Michèle Pagel
Rats Roaches Pigeons People
Boltenstern.Raum
Feb 11th 2023 – Apr 8th 2023



Ausstellungstext

Der Haushalt gehört nicht allein den Menschen. Nur zwei Jahrtausende nach dem Errichten der wirtschaftlichen Hausordnung (oìkos: Haus, nomos: Gesetz) bemerkte man schon den eigenen Irrtum und schöpfte schnell aus der Ökonomie die Ökologie. Die ganze Welt ist seither ein Haus.

Was nicht eins ist und nicht ganz, das gilt als schrecklich. Wer will nicht ein glattes Ganzes sein, Apoll und Venus. Aber wir sind Mischwesen, Hybride, Basilisken, vielköpfige Ungeheuer – und das ist schrecklich, somit dürfen wir das nicht sein.

In der Lobby des Repräsentantenhauses stehen die Delegierten vor einem Gemälde und diskutieren. Natürlich nicht über das Gemälde. – Auch nicht über das natürliche Vorkommen von Stimmen im Kopf. Sie wollen ein Haus bauen.

„…um dunkle Brunnenränder, die verwittern,
sich fröstelnd blaue Astern neigen.“ (Trakl)
Vielleicht brauchen wir gar keine Krankheiten, keine Katastrophen oder Kriege. Vielleicht verfallen wir sowieso.

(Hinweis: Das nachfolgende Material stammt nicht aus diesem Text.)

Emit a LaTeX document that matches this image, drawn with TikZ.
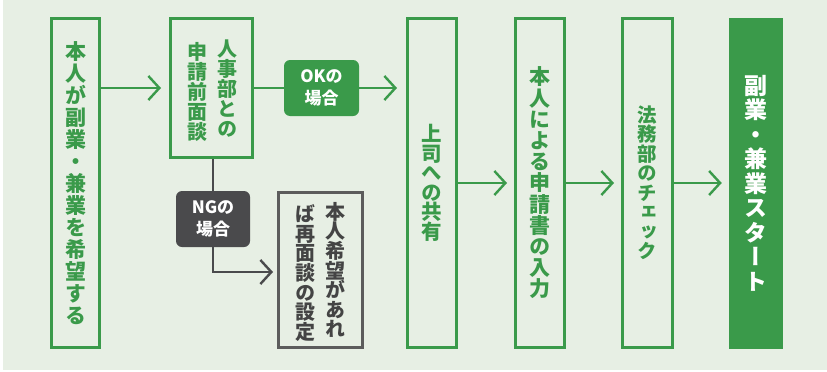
\documentclass[tikz,border=0pt]{standalone}
\usepackage{fontspec}
\newfontfamily\jpv[RawFeature={+vert}]{Noto Sans CJK JP}
\newfontfamily\jp{Noto Sans CJK JP}
\usetikzlibrary{arrows.meta}
\definecolor{bg}{HTML}{E7EFE4}
\definecolor{gr}{HTML}{3A9A4A}
\definecolor{dk}{HTML}{4A4A4C}
\definecolor{gy}{HTML}{5C5C5C}
\definecolor{tx}{HTML}{444444}
\begin{document}
\begin{tikzpicture}[x=1pt,y=-1pt,
  gbox/.style={draw=gr, line width=3pt, inner sep=0pt},
  greybox/.style={draw=gy, line width=3pt, fill=bg, inner sep=0pt},
  fbox/.style={fill=gr, draw=gr, line width=0.5pt, inner sep=0pt},
  tag/.style={rounded corners=6pt, inner sep=0pt, text=white, align=center,
    font=\jp\bfseries\fontsize{17}{22}\selectfont},
  vtext/.style={align=center, inner sep=0pt, text=gr,
    font=\jpv\bfseries\fontsize{21}{22}\selectfont},
  vsmall/.style={align=center, inner sep=0pt, text=gr,
    font=\jpv\bfseries\fontsize{20}{20}\selectfont},
  garrow/.style={draw=gr, line width=2.4pt, -{Straight Barb[length=11pt,width=24pt,line width=2.4pt]}},
  darrow/.style={draw=dk, line width=2.4pt, -{Straight Barb[length=11pt,width=24pt,line width=2.4pt]}},
  gline/.style={draw=gr, line width=2.4pt},
  dline/.style={draw=dk, line width=2.4pt}
]
\useasboundingbox (0,0) rectangle (827,372);
\fill[white] (0,0) rectangle (827,372);
\fill[bg] (3,0) rectangle (827,370);

% boxes
\node[gbox, minimum width=48pt, minimum height=329pt] (b1) at (75.5,183) {};
\node[gbox, minimum width=82pt, minimum height=139pt] (b2) at (211.5,88) {};
\node[greybox, minimum width=84pt, minimum height=155pt] (b3) at (320.5,270) {};
\node[gbox, minimum width=49pt, minimum height=329pt] (b4) at (432,183) {};
\node[gbox, minimum width=49pt, minimum height=329pt] (b5) at (540,183) {};
\node[gbox, minimum width=50pt, minimum height=329pt] (b6) at (647.5,183) {};
\node[fbox, minimum width=53pt, minimum height=330pt] (b7) at (755.5,183) {};

% tags
\node[tag, fill=gr, minimum width=75pt, minimum height=56pt] (ok) at (321.5,88) {OKの\\場合};
\node[tag, fill=dk, minimum width=74pt, minimum height=56pt] (ng) at (213,219) {NGの\\場合};

% texts
\node[vtext] (t1) at (b1.center) {本\\人\\が\\副\\業\\・\\兼\\業\\を\\希\\望\\す\\る};
\node[vsmall] (t2a) at (227,89) {人\\事\\部\\と\\の};
\node[vsmall] (t2b) at (197,92) {申\\請\\前\\面\\談};
\node[vsmall, text=tx, font=\jpv\bfseries\fontsize{20}{19.6}\selectfont] (t3a) at (335,270) {本\\人\\希\\望\\が\\あ\\れ};
\node[vsmall, text=tx, font=\jpv\bfseries\fontsize{20}{19.6}\selectfont] (t3b) at (305,273) {ば\\再\\面\\談\\の\\設\\定};
\node[vtext, font=\jpv\bfseries\fontsize{20.5}{19.5}\selectfont] (t4) at (b4.center) {上\\司\\へ\\の\\共\\有};
\node[vtext, font=\jpv\bfseries\fontsize{21}{21.2}\selectfont] (t5) at (b5.center) {本\\人\\に\\よ\\る\\申\\請\\書\\の\\入\\力};
\node[vtext, font=\jpv\bfseries\fontsize{19.5}{19.5}\selectfont] (t6) at (b6.center) {法\\務\\部\\の\\チ\\ェ\\ッ\\ク};
\node[vtext, text=white, font=\jpv\bfseries\fontsize{23}{24.5}\selectfont] (t7) at (b7.center) {副\\業\\・\\兼\\業\\ス\\タ\\ー\\ト};

% connectors
\draw[garrow, shorten >=8pt] (b1.east |- 0,88) -- (b2.west |- 0,88);
\draw[gline] (b2.east) -- (ok.west);
\draw[garrow, shorten >=9pt] (ok.east) -- (ok.east -| b4.west);
\coordinate (nc) at (ng.south |- 0,272);
\draw[dline] (b2.south -| ng.north) -- (ng.north);
\draw[darrow, shorten >=4pt] (ng.south) -- (nc) -- (b3.west |- nc);
\draw[garrow, shorten >=7pt] (b4.east) -- (b5.west);
\draw[garrow, shorten >=7pt] (b5.east) -- (b6.west);
\draw[garrow, shorten >=7pt] (b6.east) -- (b7.west);
\end{tikzpicture}
\end{document}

Ein Haufen eigensinnig programmierter Zellen in einem Sumpf von Mikroben, der als Kreislauf von Verfall und Kompostierung auf einem unsichtbar kleinen Planeten vor sich geht. Um nicht ins Grübeln zu kommen, muss man Unwichtiges wichtig nehmen und sich reinhängen. Sind wir unsere eigene Hoffnung und das Erdöl von morgen? Nur nicht grübeln.

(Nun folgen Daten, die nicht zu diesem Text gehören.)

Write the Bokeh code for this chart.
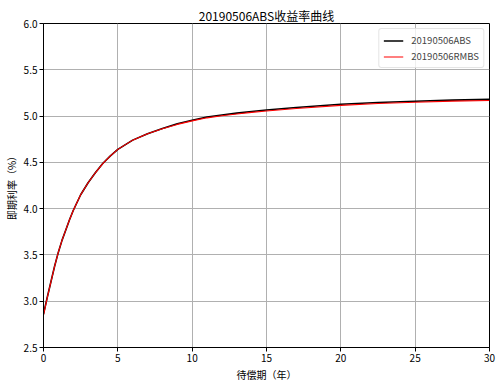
from bokeh.plotting import figure
from bokeh.models import Range1d, FixedTicker, Legend, LegendItem, NumeralTickFormatter
from bokeh.embed import file_html
from bokeh.resources import INLINE

maturity = [0, 0.25, 0.5, 0.75, 1, 1.25, 1.5, 1.75, 2, 2.5, 3, 3.5, 4, 4.5, 5,
            6, 7, 8, 9, 10, 11, 12, 13, 14, 15, 17, 20, 22.5, 25, 27.5, 30]
abs_rate = [2.86, 3.04, 3.21, 3.38, 3.53, 3.66, 3.77, 3.88, 3.98, 4.15, 4.28,
            4.39, 4.49, 4.57, 4.64, 4.74, 4.81, 4.866, 4.916, 4.955, 4.99,
            5.012, 5.032, 5.05, 5.065, 5.092, 5.127, 5.146, 5.16, 5.172, 5.18]
rmbs_rate = [2.85, 3.035, 3.21, 3.38, 3.53, 3.66, 3.77, 3.88, 3.98, 4.15, 4.28,
             4.39, 4.49, 4.57, 4.64, 4.74, 4.808, 4.862, 4.91, 4.948, 4.981,
             5.003, 5.022, 5.04, 5.055, 5.081, 5.116, 5.135, 5.15, 5.161, 5.168]
x_ticks = [0, 5, 10, 15, 20, 25, 30]
y_ticks = [2.5, 3.0, 3.5, 4.0, 4.5, 5.0, 5.5, 6.0]

FONT = "Noto Sans CJK SC"

p = figure(width=501, height=384, output_backend="svg", toolbar_location=None,
           x_range=Range1d(0, 30), y_range=Range1d(2.5, 6.0),
           title="20190506ABS收益率曲线")
p.min_border_left = 43
p.min_border_right = 12
p.min_border_top = 23
p.min_border_bottom = 36
p.background_fill_color = "white"
p.border_fill_color = "white"
p.outline_line_color = "black"
p.outline_line_width = 1

p.title.align = "center"
p.title.text_font = FONT
p.title.text_font_size = "12px"
p.title.text_font_style = "normal"
p.title.text_color = "black"
p.title.standoff = 0
p.title.offset = 0
p.title.text_line_height = 1.0

for ax in (p.xaxis[0], p.yaxis[0]):
    ax.axis_label_text_font = FONT
    ax.axis_label_text_font_size = "10px"
    ax.axis_label_text_font_style = "normal"
    ax.axis_label_text_color = "black"
    ax.major_label_text_font = FONT
    ax.major_label_text_font_size = "10px"
    ax.major_label_text_color = "black"
    ax.minor_tick_line_color = None
    ax.major_tick_in = 0
    ax.major_tick_out = 4
    ax.axis_line_color = "black"
    ax.major_tick_line_color = "black"
    ax.axis_label_standoff = 2
    ax.major_label_standoff = 2

p.xaxis.axis_label = "待偿期（年）"
p.yaxis.axis_label = "即期利率（%）"
p.xaxis.ticker = FixedTicker(ticks=x_ticks)
p.yaxis.ticker = FixedTicker(ticks=y_ticks)
p.yaxis.formatter = NumeralTickFormatter(format="0.0")
p.xaxis.formatter = NumeralTickFormatter(format="0")

p.grid.grid_line_color = "#b0b0b0"
p.grid.grid_line_width = 1
p.xgrid.ticker = FixedTicker(ticks=x_ticks)
p.ygrid.ticker = FixedTicker(ticks=y_ticks)

r1 = p.line(maturity, abs_rate, line_color="black", line_width=1.6)
r2 = p.line(maturity, rmbs_rate, line_color="red", line_width=1.1)

legend = Legend(items=[LegendItem(label="20190506ABS", renderers=[r1]),
                       LegendItem(label="20190506RMBS", renderers=[r2])],
                location="top_right")
legend.label_text_font = FONT
legend.label_text_font_size = "9.5px"
legend.label_height = 13
legend.glyph_height = 13
legend.glyph_width = 20
legend.spacing = 2
legend.padding = 4
legend.margin = 5
legend.border_line_color = "#cccccc"
legend.border_radius = 3
legend.background_fill_alpha = 0.8
legend.label_standoff = 8
p.add_layout(legend)

open("out.html", "w").write(file_html(p, INLINE))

Dystopien haben wir bereits zur Genüge hinter uns. Ihre Hybride bestimmen unsere Gegenwart. Was da verwachsen, mutiert, emporgekommen ist, hat sich als Alltags-Figuren etabliert. Ausgeführt in Keramik, Stahl und Beton bergen die Skulpturen Allegorien dessen, was da alles aus der Vergangenheit ans Ufer der Gegenwart gespült wurde.